Tuesday, 20 June 2006

7:00 pm

Photo of Catherine MurphyCatherine Murphy (Kildare North, Independent)

I welcome the opportunity to speak to this very important motion. There is a problem in my constituency with practical implications. Kildare County Council's civic amenity centre in Athy in south Kildare was not opened for well over a year after its construction because the resources did not exist to run it. This year the council has set aside €620,000 to run the centre and it anticipates a grant of €100,000 from the Government. The running cost will therefore be somewhere in the region of €500,000. The scheme cannot be run on the cheap and none of us expects that it can. If one takes a long-term view on the running of landfill sites, even closed ones, one will realise that recycling makes sense.

There is no civic amenity site in the entire constituency of Kildare North. Surveys conducted last year show some of the more enthusiastic proponents of recycling live in that constituency.
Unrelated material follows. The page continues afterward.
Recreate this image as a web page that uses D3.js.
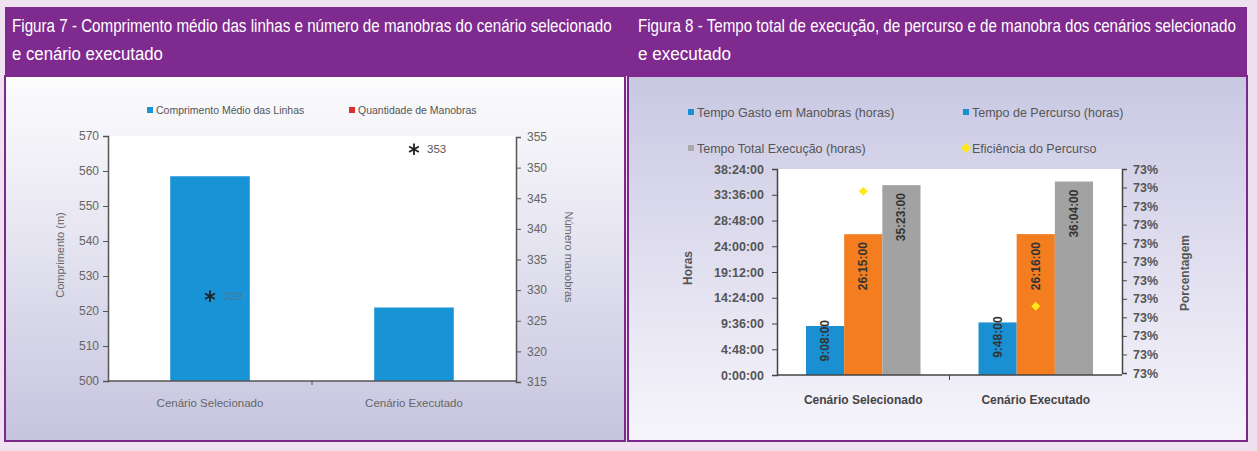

The limited number of bottle, can and clothes banks were used extensively. Even if the council could cover the capital cost of a civic amenity site, it would not be in a position to run a second facility because it could not meet the cost. This is the reality.

The combined population of the towns of Leixlip, Celbridge, Maynooth and Kilcock, which form only part of the constituency, greatly exceeds the population of Waterford city. The cluster of Naas, Sallins, Kill and Clane, which have a combined population of approximately 35,000, warrants such a facility, yet there is none available. There is no point in driving 20 or 30 miles to such a facility because this defeats the entire purpose.

Kildare County Council had to postpone the introduction of the brown bin facility because it does not have the finances to run it. The will exists but the infrastructure is woefully inadequate. Despite the impression that Kildare is a well-off county, it receives one of the lowest transfers from the local government fund per capita and it is the largest contributor per capita from the motor tax fund. Some 36% of all motor tax collected in Kildare is spent elsewhere. The council obviously cannot afford basic facilities.

Some years ago, Kilcock was identified as a location for a hazardous municipal waste incinerator. The €65 million proposal was to burn 150,000 tonnes of waste per year at a site 500 yards from the local primary school. I am thankful that An Bord Pleanála rejected the proposal in this case in 2000. Two positive results of the proposal were that people got together and adopted a more progressive approach to recycling and they informed themselves regarding the difficulties associated with incineration. These were the only positive outcomes of the proposal.